Exercise task ▸
Give the count of lines that include the string "code". Add nothing to it.

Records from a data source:
++++
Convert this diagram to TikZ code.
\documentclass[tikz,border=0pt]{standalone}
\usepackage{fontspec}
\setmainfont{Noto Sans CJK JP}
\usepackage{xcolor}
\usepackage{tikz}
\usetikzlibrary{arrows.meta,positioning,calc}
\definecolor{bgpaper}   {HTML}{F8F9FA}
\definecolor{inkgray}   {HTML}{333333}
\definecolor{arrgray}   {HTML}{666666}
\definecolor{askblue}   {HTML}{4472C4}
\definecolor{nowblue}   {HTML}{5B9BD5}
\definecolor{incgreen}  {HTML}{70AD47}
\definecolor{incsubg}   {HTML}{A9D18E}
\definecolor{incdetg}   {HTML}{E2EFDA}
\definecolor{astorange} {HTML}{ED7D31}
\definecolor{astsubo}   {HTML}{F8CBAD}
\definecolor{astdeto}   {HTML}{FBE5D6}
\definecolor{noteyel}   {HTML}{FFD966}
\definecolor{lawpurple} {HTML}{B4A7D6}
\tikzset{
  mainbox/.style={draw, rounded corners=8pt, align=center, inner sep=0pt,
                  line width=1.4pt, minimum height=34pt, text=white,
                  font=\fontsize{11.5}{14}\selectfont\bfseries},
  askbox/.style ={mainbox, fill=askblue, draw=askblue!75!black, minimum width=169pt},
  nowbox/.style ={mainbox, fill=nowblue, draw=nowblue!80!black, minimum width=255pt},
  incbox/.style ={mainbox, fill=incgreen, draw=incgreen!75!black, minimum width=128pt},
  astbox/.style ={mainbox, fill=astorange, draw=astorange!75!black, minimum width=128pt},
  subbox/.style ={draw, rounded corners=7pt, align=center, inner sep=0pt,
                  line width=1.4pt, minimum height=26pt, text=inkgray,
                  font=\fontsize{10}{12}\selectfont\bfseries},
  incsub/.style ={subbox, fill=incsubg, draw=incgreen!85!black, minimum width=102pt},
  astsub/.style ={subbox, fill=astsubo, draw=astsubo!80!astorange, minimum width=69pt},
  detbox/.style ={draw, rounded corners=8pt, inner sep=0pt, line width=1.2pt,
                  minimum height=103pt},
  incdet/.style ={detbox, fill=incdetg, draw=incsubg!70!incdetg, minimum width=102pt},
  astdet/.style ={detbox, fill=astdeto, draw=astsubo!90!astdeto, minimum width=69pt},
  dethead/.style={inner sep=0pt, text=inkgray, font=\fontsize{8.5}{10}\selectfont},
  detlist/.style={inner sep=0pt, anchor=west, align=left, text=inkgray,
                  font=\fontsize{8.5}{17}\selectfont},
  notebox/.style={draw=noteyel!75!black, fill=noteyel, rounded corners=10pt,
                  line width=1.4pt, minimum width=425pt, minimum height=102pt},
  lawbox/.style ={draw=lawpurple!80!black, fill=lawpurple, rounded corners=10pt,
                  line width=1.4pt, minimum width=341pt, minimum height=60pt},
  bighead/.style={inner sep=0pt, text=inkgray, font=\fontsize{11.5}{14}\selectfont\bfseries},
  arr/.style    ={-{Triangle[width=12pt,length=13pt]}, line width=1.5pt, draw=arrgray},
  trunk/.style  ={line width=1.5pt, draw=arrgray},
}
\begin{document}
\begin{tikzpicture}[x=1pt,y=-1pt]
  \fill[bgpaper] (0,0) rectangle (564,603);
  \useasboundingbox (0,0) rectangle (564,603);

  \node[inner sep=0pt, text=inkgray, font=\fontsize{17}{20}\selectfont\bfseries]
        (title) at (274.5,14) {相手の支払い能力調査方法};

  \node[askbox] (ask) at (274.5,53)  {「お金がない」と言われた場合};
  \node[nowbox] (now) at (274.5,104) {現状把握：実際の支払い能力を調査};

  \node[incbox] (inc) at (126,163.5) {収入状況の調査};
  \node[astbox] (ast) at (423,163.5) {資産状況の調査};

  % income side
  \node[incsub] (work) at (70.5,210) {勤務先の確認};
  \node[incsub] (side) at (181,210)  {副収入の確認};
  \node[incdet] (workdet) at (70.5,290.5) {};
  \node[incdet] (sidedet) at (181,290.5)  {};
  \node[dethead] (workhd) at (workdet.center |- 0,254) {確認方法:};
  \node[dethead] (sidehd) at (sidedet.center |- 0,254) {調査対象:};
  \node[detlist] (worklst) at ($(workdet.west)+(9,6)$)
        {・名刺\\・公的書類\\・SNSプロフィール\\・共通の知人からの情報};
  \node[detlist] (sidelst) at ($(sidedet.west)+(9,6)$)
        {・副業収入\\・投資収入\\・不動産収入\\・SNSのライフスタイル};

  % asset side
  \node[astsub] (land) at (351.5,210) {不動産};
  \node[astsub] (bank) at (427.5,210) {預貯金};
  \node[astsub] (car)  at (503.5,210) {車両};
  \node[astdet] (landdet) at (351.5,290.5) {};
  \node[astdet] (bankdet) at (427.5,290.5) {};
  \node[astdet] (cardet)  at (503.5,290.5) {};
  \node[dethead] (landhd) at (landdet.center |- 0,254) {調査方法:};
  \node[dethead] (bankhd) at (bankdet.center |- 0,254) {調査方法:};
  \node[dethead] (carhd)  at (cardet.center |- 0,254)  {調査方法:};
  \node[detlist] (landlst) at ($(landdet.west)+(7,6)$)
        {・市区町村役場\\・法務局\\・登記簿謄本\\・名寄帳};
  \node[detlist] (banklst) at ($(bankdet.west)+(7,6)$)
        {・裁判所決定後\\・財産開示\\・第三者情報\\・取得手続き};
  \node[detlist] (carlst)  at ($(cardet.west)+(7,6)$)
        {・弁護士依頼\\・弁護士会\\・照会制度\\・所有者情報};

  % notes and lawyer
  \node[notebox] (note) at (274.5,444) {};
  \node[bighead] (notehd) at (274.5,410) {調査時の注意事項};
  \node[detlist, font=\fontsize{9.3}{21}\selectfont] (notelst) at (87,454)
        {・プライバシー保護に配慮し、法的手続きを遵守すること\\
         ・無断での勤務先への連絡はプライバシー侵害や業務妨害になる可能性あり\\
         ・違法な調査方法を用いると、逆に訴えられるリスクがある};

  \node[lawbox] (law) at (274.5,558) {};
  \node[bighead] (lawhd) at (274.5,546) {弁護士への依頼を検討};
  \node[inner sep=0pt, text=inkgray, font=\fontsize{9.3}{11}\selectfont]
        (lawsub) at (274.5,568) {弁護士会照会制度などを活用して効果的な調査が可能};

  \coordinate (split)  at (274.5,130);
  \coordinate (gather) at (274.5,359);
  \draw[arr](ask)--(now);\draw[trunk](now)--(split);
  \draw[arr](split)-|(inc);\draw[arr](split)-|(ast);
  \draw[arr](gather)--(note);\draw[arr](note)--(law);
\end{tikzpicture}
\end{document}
++++
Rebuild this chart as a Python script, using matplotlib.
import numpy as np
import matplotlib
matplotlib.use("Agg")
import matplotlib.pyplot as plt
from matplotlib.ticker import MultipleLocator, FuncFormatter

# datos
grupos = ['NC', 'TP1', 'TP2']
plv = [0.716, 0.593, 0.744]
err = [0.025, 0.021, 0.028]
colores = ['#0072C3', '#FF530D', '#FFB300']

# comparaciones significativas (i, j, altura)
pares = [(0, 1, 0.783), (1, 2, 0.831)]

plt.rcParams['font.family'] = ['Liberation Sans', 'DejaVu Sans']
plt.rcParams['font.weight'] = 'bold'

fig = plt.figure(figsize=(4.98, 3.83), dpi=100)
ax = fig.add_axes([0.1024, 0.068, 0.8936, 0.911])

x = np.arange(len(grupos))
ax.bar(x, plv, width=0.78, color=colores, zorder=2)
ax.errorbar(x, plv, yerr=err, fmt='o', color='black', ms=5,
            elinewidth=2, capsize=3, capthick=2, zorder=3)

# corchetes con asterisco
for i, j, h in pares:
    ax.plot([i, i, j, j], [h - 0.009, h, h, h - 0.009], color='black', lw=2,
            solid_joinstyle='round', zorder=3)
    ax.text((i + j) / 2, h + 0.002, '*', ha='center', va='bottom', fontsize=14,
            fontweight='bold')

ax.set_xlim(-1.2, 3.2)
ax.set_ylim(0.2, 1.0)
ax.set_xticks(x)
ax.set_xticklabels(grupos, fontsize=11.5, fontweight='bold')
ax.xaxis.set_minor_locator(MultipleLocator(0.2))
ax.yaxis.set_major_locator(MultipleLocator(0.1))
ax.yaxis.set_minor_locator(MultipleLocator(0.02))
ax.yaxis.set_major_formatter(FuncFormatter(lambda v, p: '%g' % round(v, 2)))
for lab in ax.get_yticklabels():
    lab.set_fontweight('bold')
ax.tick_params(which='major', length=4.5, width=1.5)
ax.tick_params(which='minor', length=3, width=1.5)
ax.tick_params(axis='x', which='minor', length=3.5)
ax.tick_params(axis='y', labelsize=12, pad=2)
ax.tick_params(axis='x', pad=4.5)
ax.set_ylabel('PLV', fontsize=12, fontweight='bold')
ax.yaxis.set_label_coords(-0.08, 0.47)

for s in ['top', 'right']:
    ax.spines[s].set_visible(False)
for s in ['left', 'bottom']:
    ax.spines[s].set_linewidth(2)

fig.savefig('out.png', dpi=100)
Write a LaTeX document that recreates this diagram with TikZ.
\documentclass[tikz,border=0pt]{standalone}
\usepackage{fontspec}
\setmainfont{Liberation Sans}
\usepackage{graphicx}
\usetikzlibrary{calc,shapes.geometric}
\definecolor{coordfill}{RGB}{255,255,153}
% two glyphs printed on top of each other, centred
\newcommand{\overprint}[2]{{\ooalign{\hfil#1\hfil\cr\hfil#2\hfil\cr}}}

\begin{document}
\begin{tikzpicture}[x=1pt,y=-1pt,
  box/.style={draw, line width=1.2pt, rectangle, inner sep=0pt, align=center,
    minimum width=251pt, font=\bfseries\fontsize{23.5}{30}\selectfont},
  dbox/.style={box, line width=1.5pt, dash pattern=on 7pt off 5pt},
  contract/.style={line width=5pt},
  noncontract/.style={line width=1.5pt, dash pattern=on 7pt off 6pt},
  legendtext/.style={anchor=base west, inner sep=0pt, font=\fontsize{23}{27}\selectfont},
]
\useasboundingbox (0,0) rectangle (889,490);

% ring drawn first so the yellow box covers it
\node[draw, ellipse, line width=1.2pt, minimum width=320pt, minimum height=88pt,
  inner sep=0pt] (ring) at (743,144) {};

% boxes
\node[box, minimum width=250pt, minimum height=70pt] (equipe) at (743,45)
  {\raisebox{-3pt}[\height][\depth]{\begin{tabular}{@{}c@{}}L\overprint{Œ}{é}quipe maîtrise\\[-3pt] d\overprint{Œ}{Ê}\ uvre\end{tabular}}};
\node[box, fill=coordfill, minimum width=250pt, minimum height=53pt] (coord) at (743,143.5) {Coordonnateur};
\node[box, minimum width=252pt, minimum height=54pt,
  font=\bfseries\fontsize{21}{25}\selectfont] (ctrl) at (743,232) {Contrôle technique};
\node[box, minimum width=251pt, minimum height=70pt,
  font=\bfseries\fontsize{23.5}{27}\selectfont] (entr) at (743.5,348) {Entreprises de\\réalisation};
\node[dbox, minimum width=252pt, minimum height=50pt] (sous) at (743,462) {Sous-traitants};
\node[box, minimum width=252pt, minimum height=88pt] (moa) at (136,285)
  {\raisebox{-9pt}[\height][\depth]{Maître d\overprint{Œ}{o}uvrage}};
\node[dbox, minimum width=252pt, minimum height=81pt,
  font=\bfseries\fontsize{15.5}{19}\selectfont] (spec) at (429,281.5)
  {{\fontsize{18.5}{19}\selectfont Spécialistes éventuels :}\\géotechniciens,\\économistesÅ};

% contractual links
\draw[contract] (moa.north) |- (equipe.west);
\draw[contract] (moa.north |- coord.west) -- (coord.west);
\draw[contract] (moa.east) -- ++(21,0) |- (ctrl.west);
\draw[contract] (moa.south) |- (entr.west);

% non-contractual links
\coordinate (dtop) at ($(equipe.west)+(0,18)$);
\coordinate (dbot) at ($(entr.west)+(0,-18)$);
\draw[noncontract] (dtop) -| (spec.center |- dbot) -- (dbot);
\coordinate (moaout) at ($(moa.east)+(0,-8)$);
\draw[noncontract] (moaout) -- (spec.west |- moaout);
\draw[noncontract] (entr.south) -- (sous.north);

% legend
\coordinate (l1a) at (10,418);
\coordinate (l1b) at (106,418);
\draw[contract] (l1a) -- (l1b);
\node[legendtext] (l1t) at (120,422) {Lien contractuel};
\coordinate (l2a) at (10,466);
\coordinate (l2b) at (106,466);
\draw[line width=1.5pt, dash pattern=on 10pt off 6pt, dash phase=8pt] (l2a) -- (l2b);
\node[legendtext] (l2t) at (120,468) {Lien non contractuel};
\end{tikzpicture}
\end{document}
++++
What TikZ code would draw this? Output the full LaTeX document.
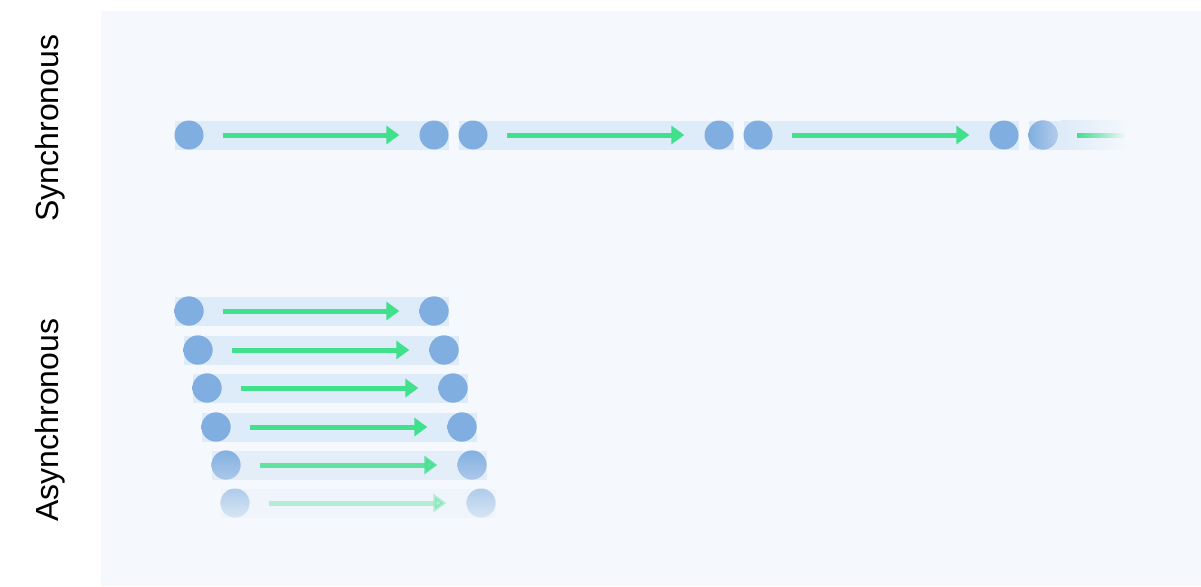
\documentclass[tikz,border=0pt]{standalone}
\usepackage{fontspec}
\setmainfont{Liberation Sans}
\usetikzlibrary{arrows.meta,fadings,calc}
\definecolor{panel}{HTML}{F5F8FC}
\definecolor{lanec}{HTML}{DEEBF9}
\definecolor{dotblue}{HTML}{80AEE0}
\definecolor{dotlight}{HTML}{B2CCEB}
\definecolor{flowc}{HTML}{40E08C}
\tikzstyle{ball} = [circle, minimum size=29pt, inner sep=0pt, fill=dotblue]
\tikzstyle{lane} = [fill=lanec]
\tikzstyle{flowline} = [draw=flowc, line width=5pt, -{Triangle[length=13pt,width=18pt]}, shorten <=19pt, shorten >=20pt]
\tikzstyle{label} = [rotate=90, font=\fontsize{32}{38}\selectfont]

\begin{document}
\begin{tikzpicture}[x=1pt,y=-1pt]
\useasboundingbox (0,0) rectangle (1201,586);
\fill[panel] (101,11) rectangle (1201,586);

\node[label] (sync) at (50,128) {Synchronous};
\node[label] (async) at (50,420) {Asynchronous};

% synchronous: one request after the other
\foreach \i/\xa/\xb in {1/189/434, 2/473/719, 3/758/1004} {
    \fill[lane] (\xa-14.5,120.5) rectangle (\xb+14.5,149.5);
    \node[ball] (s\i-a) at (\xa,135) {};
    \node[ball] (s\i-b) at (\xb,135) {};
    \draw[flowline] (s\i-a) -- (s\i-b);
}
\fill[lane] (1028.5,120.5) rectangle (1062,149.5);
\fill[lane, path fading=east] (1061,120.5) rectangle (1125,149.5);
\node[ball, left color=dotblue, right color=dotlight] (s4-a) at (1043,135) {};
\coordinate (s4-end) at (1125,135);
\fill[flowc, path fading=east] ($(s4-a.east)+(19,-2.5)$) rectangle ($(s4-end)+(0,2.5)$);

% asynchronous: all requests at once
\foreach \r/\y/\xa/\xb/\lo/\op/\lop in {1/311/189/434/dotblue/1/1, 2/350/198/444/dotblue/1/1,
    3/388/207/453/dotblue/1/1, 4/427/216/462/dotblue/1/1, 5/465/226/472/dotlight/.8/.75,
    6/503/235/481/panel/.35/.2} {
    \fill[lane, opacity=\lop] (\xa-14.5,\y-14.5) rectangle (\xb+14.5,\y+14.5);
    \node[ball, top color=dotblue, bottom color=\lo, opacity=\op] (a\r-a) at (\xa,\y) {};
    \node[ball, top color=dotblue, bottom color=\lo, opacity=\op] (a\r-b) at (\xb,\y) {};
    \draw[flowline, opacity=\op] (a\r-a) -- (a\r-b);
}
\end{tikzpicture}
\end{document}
++++
Response to the exercise ▸
2